These days, the Internet is awash with privacy concerns. Before Mark Zuckerberg was dominating headlines over privacy concerns, he was a budding ingénue about to change the world with the very first official social networking site. In this vein, it’s only right that we think about our Google search history. Every search we make on Google, no matter how strange, is logged into the system. Although our searches are harmless insights into what we’re planning to eat tonight or how to say “privacy” in another language, it’s still worth clearing the history now and again.
In short, your search history is a log of all of the searches and queries you've made on Google. It's also a handy way that Google customizes the Internet towards what works for you. Whether by targeted advertising or quickening your user experience, they keep that data in their system. Essentially, every single search you make – while you're signed into your Google account – is stored. Note: Taking a peek at your search history might also make you laugh.
As previously stated, Google's search history does have its benefits. Furthermore, while you don't exactly need a search history, it's certainly not a useless feature. Advertising, for example, is just a fact of Internet life. If you have to see an ad, wouldn't you prefer it to be something that you're actually interested in? You know, rather than the flashing "WIN AT CASINO!" ads of yesteryear. Google will take your search history into account.
As well as advertising, your search history offers a host of benefits. One of the benefits that we might use more than we realize, is searching directly from the Chrome browser. Simply by typing a search into the address bar will bring up some of the choices from your search history. For example, if you once Googled "animals of the Serengeti," typing "anima" into your address bar will bring up the previous search as an option. Think of all the time saved through that alone. Note: Your search history is not the same as your browser history - they're entirely different beasts!
Your search history tends to be stored by Google whereas your web history is stored on your computer. Browsing history is saved no matter which browser you're using. Every website you visit will be stored in your browser history to make visiting them faster.
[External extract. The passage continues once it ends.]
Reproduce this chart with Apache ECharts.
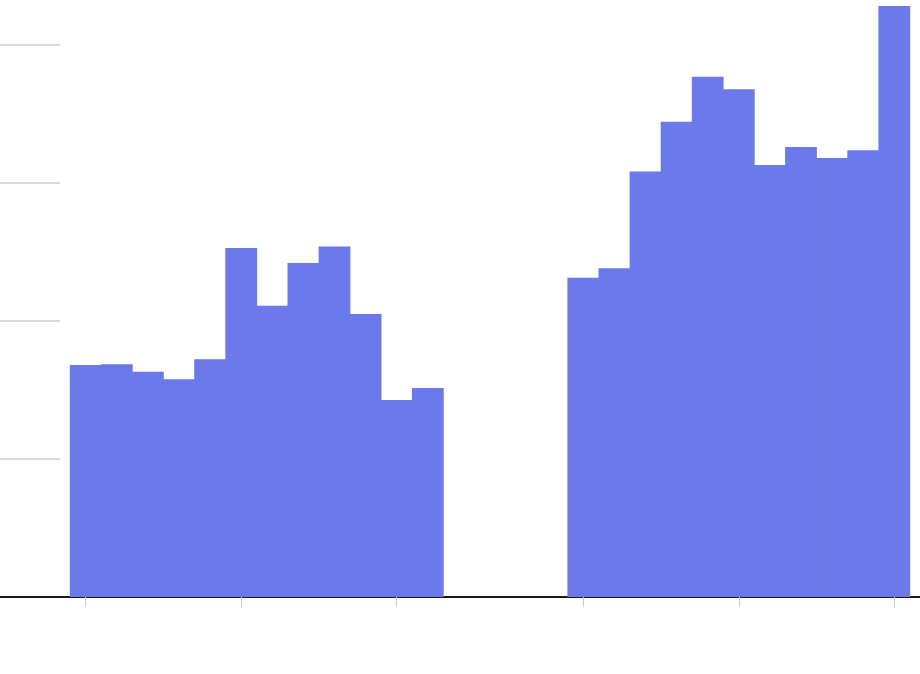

Speed is massively desired these days, after all. The quicker, the better. On the other hand, search history stores your queries.
Google history won't affect your computer's performance in any way. Browsing history, on the other hand, may slow things down. This is why it's important to clear your browser history every so often. As far as searching goes, you could arguably never clear your Google history, and even the most dinosaur of computers wouldn't see any performance issues.
Although Google is a relatively safe and trustworthy service, data privacy concerns are no laughing matter. In fact, Google's business model includes tracking as much of your data as they can. With that said, they're less interested in your most intricate bits of data. It's merely the fact that they need some of it in order to actually have their service. Additionally, they've even gone the extra mile in making it easier than ever to delete your history.
Clearing or deleting your Google history couldn't be simpler. In fact, it's as simple as visiting a specially-created URL. In doing so, your account will go from including all of your strange and informative searches to having what will essentially be a clean slate. Sometimes, as with every aspect of life, a clean slate makes all the difference.
If you're logged into Google already, head on over to "My Activity". On this page, you'll see a list of every search you've made on Google and YouTube, sites you've visited in Chrome, and soon-to-be Google Maps data. You can also decide which parts you want to delete and which you don't.
While Google understandably doesn't give you the option to fully disable your activity, you can choose to pause it if you really wish. However, it's really not necessary to stop Google from tracking your activity. It can actually be very detrimental to your user experience. That said, if you really do want to pause Google's tracking, you can.
Note: Be careful with this! Part of the personalized Google experience is why we love using the web the way we do.
Google's commitment to user experience is strong. So much so, the Google search engine also includes tons of Easter Eggs! For example, if you're a Hitchhiker's Guide to the Galaxy fan, try asking Google what the meaning of life is. Alternatively, if you're bored at work, why not Google "play Solitaire"? Google changed the way we look at everything - so no matter your privacy concerns, they're a trustworthy bunch.